Dr O'Sullivan, who has produced such feature documentaries as Killing Oswald, RFK Must Die and Children of the Revolution, said another important spin-off from the project was that students would get a good grounding in the complex procedures involved in obtaining rights. "Working with the leading public bodies for film and television in the United Kingdom, we can educate our students about the process of licensing copyrighted material," he said, "rather than using unlicensed archive content taken from YouTube."

Still from Eye to Eye: Night in the City (1957) © BBCStill from Eye to Eye: Night in the City (1957) © BBCThe scheme follows a successful pilot at Kingston School of Art, which gave student filmmakers access to 12 documentaries from the BFI National Archive for creative reuse under an educational license. The BFI extended access to these films to universities across the United Kingdom in early 2018, with nine institutions signing up to the scheme. The films included classics from the Free Cinema movement - Nice Time (1957) and We are the Lambeth Boys (1959) - and the multi-award winning The Shadow of Progress (1970), about the pollution of the environment as a result of technological changes.

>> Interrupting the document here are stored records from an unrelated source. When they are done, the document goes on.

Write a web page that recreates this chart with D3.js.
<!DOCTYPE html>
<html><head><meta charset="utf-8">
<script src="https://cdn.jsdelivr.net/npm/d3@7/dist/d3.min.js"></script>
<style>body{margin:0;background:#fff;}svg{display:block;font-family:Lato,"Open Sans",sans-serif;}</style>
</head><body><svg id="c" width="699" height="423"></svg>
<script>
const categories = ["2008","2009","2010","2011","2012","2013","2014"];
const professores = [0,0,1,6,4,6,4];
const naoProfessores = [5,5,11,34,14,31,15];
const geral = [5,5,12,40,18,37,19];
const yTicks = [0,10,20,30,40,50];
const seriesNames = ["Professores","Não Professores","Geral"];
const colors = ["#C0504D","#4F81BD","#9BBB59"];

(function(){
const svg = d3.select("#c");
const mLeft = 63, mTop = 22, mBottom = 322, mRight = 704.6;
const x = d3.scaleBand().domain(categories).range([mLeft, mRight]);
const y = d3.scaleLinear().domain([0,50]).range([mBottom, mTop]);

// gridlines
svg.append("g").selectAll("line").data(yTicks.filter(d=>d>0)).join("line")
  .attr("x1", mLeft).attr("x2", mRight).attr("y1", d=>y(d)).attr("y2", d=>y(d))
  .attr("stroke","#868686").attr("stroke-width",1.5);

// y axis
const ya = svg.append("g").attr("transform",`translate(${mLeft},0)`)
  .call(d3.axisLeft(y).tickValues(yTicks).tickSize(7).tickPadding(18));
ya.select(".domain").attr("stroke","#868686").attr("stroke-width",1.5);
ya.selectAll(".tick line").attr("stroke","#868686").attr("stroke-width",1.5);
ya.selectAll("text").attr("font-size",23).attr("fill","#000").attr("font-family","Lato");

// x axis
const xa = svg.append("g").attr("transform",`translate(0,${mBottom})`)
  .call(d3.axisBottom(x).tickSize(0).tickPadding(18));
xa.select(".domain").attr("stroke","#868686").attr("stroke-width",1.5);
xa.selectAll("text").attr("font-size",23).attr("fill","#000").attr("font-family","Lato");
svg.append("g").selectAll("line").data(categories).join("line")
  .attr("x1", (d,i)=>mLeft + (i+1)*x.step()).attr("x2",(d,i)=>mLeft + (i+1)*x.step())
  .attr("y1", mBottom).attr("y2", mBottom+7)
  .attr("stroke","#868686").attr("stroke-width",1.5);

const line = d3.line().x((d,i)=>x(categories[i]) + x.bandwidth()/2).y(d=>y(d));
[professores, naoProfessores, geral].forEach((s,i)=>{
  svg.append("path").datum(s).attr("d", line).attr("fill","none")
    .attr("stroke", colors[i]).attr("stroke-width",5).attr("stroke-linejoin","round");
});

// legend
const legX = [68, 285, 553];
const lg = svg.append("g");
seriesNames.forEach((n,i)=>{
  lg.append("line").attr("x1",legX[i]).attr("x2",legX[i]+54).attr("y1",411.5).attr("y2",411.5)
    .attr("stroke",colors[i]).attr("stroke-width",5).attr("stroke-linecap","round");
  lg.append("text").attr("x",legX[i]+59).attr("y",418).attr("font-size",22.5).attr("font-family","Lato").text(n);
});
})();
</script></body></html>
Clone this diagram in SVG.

The latest phase of the Archives for Education project has added 27 documentaries from the BBC Archive to the scheme, including work from directors Adam Curtis, Ken Russell, Dennis Potter, Molly Dineen, Denis Mitchell and Phillip Donnellan. A new project website has also been launched, mapping the 39 films now available for reuse by student filmmakers.

Once participating institutions have signed educational licensing agreements with the BFI and BBC, they can download high-resolution digital copies of the films from the BFI for students to use on course-related projects. Twenty-nine of the films are also available for students to view on the BFI Player or BBC iPlayer.

Third year Kingston School of Art student George Zelonka was one of the beneficiaries of the pilot scheme. His film, Stand Up to Racism, incorporates footage from Divide and Rule - Never!, an anti-racism documentary from the late 1970s, and was nominated for the Archive Award at the Learning on Screen Awards last year.

"The archive footage set the topic of my film and I responded to it from there," the 22 year old from London said. "The experience really broadened my horizons and future ambitions. I hadn't originally planned to produce a documentary, but found I learned a great deal as I put the film together. The process was really rewarding and something I wouldn't necessarily have encountered as an independent filmmaker."